WHAT NEEDS TO BE DONE
Write out the data below in full, unchanged, minus the images.

RECORDED INFORMATION
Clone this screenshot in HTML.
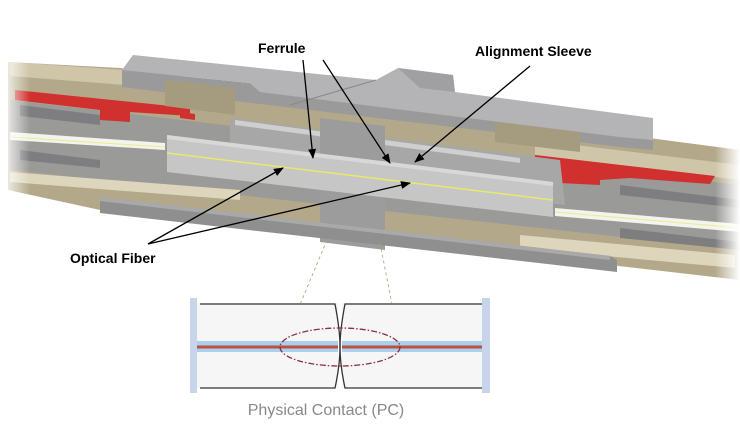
<!DOCTYPE html>
<html><head><meta charset="utf-8"><style>
html,body{margin:0;padding:0;background:#fff;}
svg{display:block;}
text{font-family:"Liberation Sans",sans-serif;}
</style></head><body>
<svg width="740" height="427" viewBox="0 0 740 427" xmlns="http://www.w3.org/2000/svg">
<defs>
<linearGradient id="fadeL" x1="0" x2="1" y1="0" y2="0">
<stop offset="0" stop-color="#fff" stop-opacity="1"/><stop offset="1" stop-color="#fff" stop-opacity="0"/></linearGradient>
<linearGradient id="fadeR" x1="1" x2="0" y1="0" y2="0">
<stop offset="0" stop-color="#fff" stop-opacity="1"/><stop offset="1" stop-color="#fff" stop-opacity="0"/></linearGradient>
<marker id="ah" markerWidth="10" markerHeight="8" refX="9" refY="4" orient="auto" markerUnits="userSpaceOnUse">
<path d="M0,0 L10,4 L0,8 Z" fill="#000"/></marker>
</defs>
<polygon points="8,62 120,68 740,150 740,280 610,265 100,210 8,190" fill="#b3a98a"/>
<polygon points="10,62 125,70 125,85 10,76" fill="#cfc6aa"/>
<polygon points="535,140 740,165 740,180 535,155" fill="#cfc6aa"/>
<polygon points="10,100 740,185 740,250 10,170" fill="#9a9a98"/>
<polygon points="20,105 100,115 100,125 20,116" fill="#7e7e80"/>
<polygon points="20,150 100,160 100,168 20,160" fill="#7e7e80"/>
<polygon points="620,185 740,200 740,208 620,195" fill="#7e7e80"/>
<polygon points="620,228 740,242 740,250 620,238" fill="#7e7e80"/>
<polygon points="10,132 165,143 165,150 10,140" fill="#f4f4ee"/>
<polygon points="555,208 740,224 740,232 555,216" fill="#f4f4ee"/>
<line x1="10" y1="137" x2="165" y2="147" stroke="#e8ec90" stroke-width="1"/>
<line x1="555" y1="212" x2="740" y2="228" stroke="#e8ec90" stroke-width="1"/>
<polygon points="10,172 240,190 240,200 10,182" fill="#ddd6bc"/>
<polygon points="520,235 735,255 735,268 520,248" fill="#ddd6bc"/>
<polygon points="15,90 190,108 190,116 130,112 130,122 100,120 100,110 15,100" fill="#d0302e"/>
<polygon points="180,112 195,114 195,120 180,118" fill="#d0302e"/>
<polygon points="535,155 715,176 710,184 630,178 600,180 600,185 560,183 560,168 535,165" fill="#d0302e"/>
<polygon points="230,118 560,160 565,205 230,165" fill="#a7a7a7"/>
<polygon points="235,120 520,158 520,163 235,125" fill="#cfcfcf"/>
<polygon points="240,160 520,197 520,202 240,165" fill="#e8e8e8"/>
<polygon points="320,118 385,126 385,250 320,242" fill="#9c9c9c"/>
<polygon points="122,70 250,83 260,92 620,137 653,140 653,150 620,147 260,104 122,87" fill="#9a9a9a"/>
<polygon points="133,55 376,80 398,68 453,75 455,92 653,118 653,140 620,137 260,92 250,83 122,70" fill="#b4b4b6"/>
<polygon points="398,68 453,75 455,92 420,88" fill="#a0a0a2"/>
<line x1="376" y1="80" x2="290" y2="105" stroke="#888" stroke-width="1"/>
<polygon points="165,80 235,88 235,115 165,106" fill="#a59b7e"/>
<polygon points="495,122 580,132 580,152 495,142" fill="#a59b7e"/>
<polygon points="100,197 610,256 617,260 617,272 100,213" fill="#8f8f8f"/>
<polygon points="100,197 610,256 610,260 100,201" fill="#a9a9a9"/>
<polygon points="167,135 553,182 553,217 167,172" fill="#c6c6c6"/>
<polygon points="167,135 553,182 553,186 167,139" fill="#d8d8d8"/>
<line x1="167" y1="153" x2="553" y2="200" stroke="#e6ea6a" stroke-width="1.5"/>
<rect x="0" y="50" width="30" height="160" fill="url(#fadeL)"/>
<rect x="715" y="140" width="25" height="150" fill="url(#fadeR)"/>
<text x="258" y="53" font-size="14" font-weight="bold" fill="#000">Ferrule</text>
<text x="475" y="56" font-size="14" font-weight="bold" fill="#000">Alignment Sleeve</text>
<text x="70" y="263" font-size="14" font-weight="bold" fill="#000">Optical Fiber</text>
<line x1="303" y1="60" x2="313" y2="158" stroke="#000" stroke-width="1.3" marker-end="url(#ah)"/>
<line x1="323" y1="60" x2="390" y2="163" stroke="#000" stroke-width="1.3" marker-end="url(#ah)"/>
<line x1="530" y1="66" x2="415" y2="162" stroke="#000" stroke-width="1.3" marker-end="url(#ah)"/>
<line x1="148" y1="244" x2="283" y2="168" stroke="#000" stroke-width="1.3" marker-end="url(#ah)"/>
<line x1="148" y1="244" x2="410" y2="183" stroke="#000" stroke-width="1.3" marker-end="url(#ah)"/>
<line x1="327" y1="240" x2="283" y2="345" stroke="#9aa86a" stroke-width="0.8" stroke-dasharray="3,3"/>
<line x1="380" y1="243" x2="400" y2="345" stroke="#9aa86a" stroke-width="0.8" stroke-dasharray="3,3"/>
<rect x="197" y="303" width="285" height="85" fill="#f6f6f6"/>
<rect x="190" y="298" width="7" height="95" fill="#c8d4ea"/>
<rect x="482" y="298" width="8" height="95" fill="#c8d4ea"/>
<rect x="197" y="341" width="285" height="11" fill="#a9d0ee"/>
<line x1="197" y1="347" x2="482" y2="347" stroke="#c0503a" stroke-width="3"/>
<rect x="338" y="302" width="4" height="88" fill="#fff"/>
<path d="M200,304 L335,304 Q340,330 340,347 Q340,365 335,388 L200,388" fill="none" stroke="#333" stroke-width="1.3"/>
<path d="M482,304 L345,304 Q340,330 340,347 Q340,365 345,388 L482,388" fill="none" stroke="#333" stroke-width="1.3"/>
<ellipse cx="340" cy="347" rx="60" ry="19" fill="none" stroke="#8a3040" stroke-width="1.3" stroke-dasharray="6,2,1.5,2"/>
<text x="326" y="415" font-size="16" fill="#888" text-anchor="middle">Physical Contact (PC)</text>
</svg>
</body></html>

IN RESPONSE
Clone this screenshot in HTML.
<!DOCTYPE html>
<html><head><meta charset="utf-8"><style>
html,body{margin:0;padding:0;background:#fff;}
svg{display:block;}
text{font-family:"Liberation Sans",sans-serif;}
</style></head><body>
<svg width="740" height="427" viewBox="0 0 740 427" xmlns="http://www.w3.org/2000/svg">
<defs>
<linearGradient id="fadeL" x1="0" x2="1" y1="0" y2="0">
<stop offset="0" stop-color="#fff" stop-opacity="1"/><stop offset="1" stop-color="#fff" stop-opacity="0"/></linearGradient>
<linearGradient id="fadeR" x1="1" x2="0" y1="0" y2="0">
<stop offset="0" stop-color="#fff" stop-opacity="1"/><stop offset="1" stop-color="#fff" stop-opacity="0"/></linearGradient>
<marker id="ah" markerWidth="10" markerHeight="8" refX="9" refY="4" orient="auto" markerUnits="userSpaceOnUse">
<path d="M0,0 L10,4 L0,8 Z" fill="#000"/></marker>
</defs>
<polygon points="8,62 120,68 740,150 740,280 610,265 100,210 8,190" fill="#b3a98a"/>
<polygon points="10,62 125,70 125,85 10,76" fill="#cfc6aa"/>
<polygon points="535,140 740,165 740,180 535,155" fill="#cfc6aa"/>
<polygon points="10,100 740,185 740,250 10,170" fill="#9a9a98"/>
<polygon points="20,105 100,115 100,125 20,116" fill="#7e7e80"/>
<polygon points="20,150 100,160 100,168 20,160" fill="#7e7e80"/>
<polygon points="620,185 740,200 740,208 620,195" fill="#7e7e80"/>
<polygon points="620,228 740,242 740,250 620,238" fill="#7e7e80"/>
<polygon points="10,132 165,143 165,150 10,140" fill="#f4f4ee"/>
<polygon points="555,208 740,224 740,232 555,216" fill="#f4f4ee"/>
<line x1="10" y1="137" x2="165" y2="147" stroke="#e8ec90" stroke-width="1"/>
<line x1="555" y1="212" x2="740" y2="228" stroke="#e8ec90" stroke-width="1"/>
<polygon points="10,172 240,190 240,200 10,182" fill="#ddd6bc"/>
<polygon points="520,235 735,255 735,268 520,248" fill="#ddd6bc"/>
<polygon points="15,90 190,108 190,116 130,112 130,122 100,120 100,110 15,100" fill="#d0302e"/>
<polygon points="180,112 195,114 195,120 180,118" fill="#d0302e"/>
<polygon points="535,155 715,176 710,184 630,178 600,180 600,185 560,183 560,168 535,165" fill="#d0302e"/>
<polygon points="230,118 560,160 565,205 230,165" fill="#a7a7a7"/>
<polygon points="235,120 520,158 520,163 235,125" fill="#cfcfcf"/>
<polygon points="240,160 520,197 520,202 240,165" fill="#e8e8e8"/>
<polygon points="320,118 385,126 385,250 320,242" fill="#9c9c9c"/>
<polygon points="122,70 250,83 260,92 620,137 653,140 653,150 620,147 260,104 122,87" fill="#9a9a9a"/>
<polygon points="133,55 376,80 398,68 453,75 455,92 653,118 653,140 620,137 260,92 250,83 122,70" fill="#b4b4b6"/>
<polygon points="398,68 453,75 455,92 420,88" fill="#a0a0a2"/>
<line x1="376" y1="80" x2="290" y2="105" stroke="#888" stroke-width="1"/>
<polygon points="165,80 235,88 235,115 165,106" fill="#a59b7e"/>
<polygon points="495,122 580,132 580,152 495,142" fill="#a59b7e"/>
<polygon points="100,197 610,256 617,260 617,272 100,213" fill="#8f8f8f"/>
<polygon points="100,197 610,256 610,260 100,201" fill="#a9a9a9"/>
<polygon points="167,135 553,182 553,217 167,172" fill="#c6c6c6"/>
<polygon points="167,135 553,182 553,186 167,139" fill="#d8d8d8"/>
<line x1="167" y1="153" x2="553" y2="200" stroke="#e6ea6a" stroke-width="1.5"/>
<rect x="0" y="50" width="30" height="160" fill="url(#fadeL)"/>
<rect x="715" y="140" width="25" height="150" fill="url(#fadeR)"/>
<text x="258" y="53" font-size="14" font-weight="bold" fill="#000">Ferrule</text>
<text x="475" y="56" font-size="14" font-weight="bold" fill="#000">Alignment Sleeve</text>
<text x="70" y="263" font-size="14" font-weight="bold" fill="#000">Optical Fiber</text>
<line x1="303" y1="60" x2="313" y2="158" stroke="#000" stroke-width="1.3" marker-end="url(#ah)"/>
<line x1="323" y1="60" x2="390" y2="163" stroke="#000" stroke-width="1.3" marker-end="url(#ah)"/>
<line x1="530" y1="66" x2="415" y2="162" stroke="#000" stroke-width="1.3" marker-end="url(#ah)"/>
<line x1="148" y1="244" x2="283" y2="168" stroke="#000" stroke-width="1.3" marker-end="url(#ah)"/>
<line x1="148" y1="244" x2="410" y2="183" stroke="#000" stroke-width="1.3" marker-end="url(#ah)"/>
<line x1="327" y1="240" x2="283" y2="345" stroke="#9aa86a" stroke-width="0.8" stroke-dasharray="3,3"/>
<line x1="380" y1="243" x2="400" y2="345" stroke="#9aa86a" stroke-width="0.8" stroke-dasharray="3,3"/>
<rect x="197" y="303" width="285" height="85" fill="#f6f6f6"/>
<rect x="190" y="298" width="7" height="95" fill="#c8d4ea"/>
<rect x="482" y="298" width="8" height="95" fill="#c8d4ea"/>
<rect x="197" y="341" width="285" height="11" fill="#a9d0ee"/>
<line x1="197" y1="347" x2="482" y2="347" stroke="#c0503a" stroke-width="3"/>
<rect x="338" y="302" width="4" height="88" fill="#fff"/>
<path d="M200,304 L335,304 Q340,330 340,347 Q340,365 335,388 L200,388" fill="none" stroke="#333" stroke-width="1.3"/>
<path d="M482,304 L345,304 Q340,330 340,347 Q340,365 345,388 L482,388" fill="none" stroke="#333" stroke-width="1.3"/>
<ellipse cx="340" cy="347" rx="60" ry="19" fill="none" stroke="#8a3040" stroke-width="1.3" stroke-dasharray="6,2,1.5,2"/>
<text x="326" y="415" font-size="16" fill="#888" text-anchor="middle">Physical Contact (PC)</text>
</svg>
</body></html>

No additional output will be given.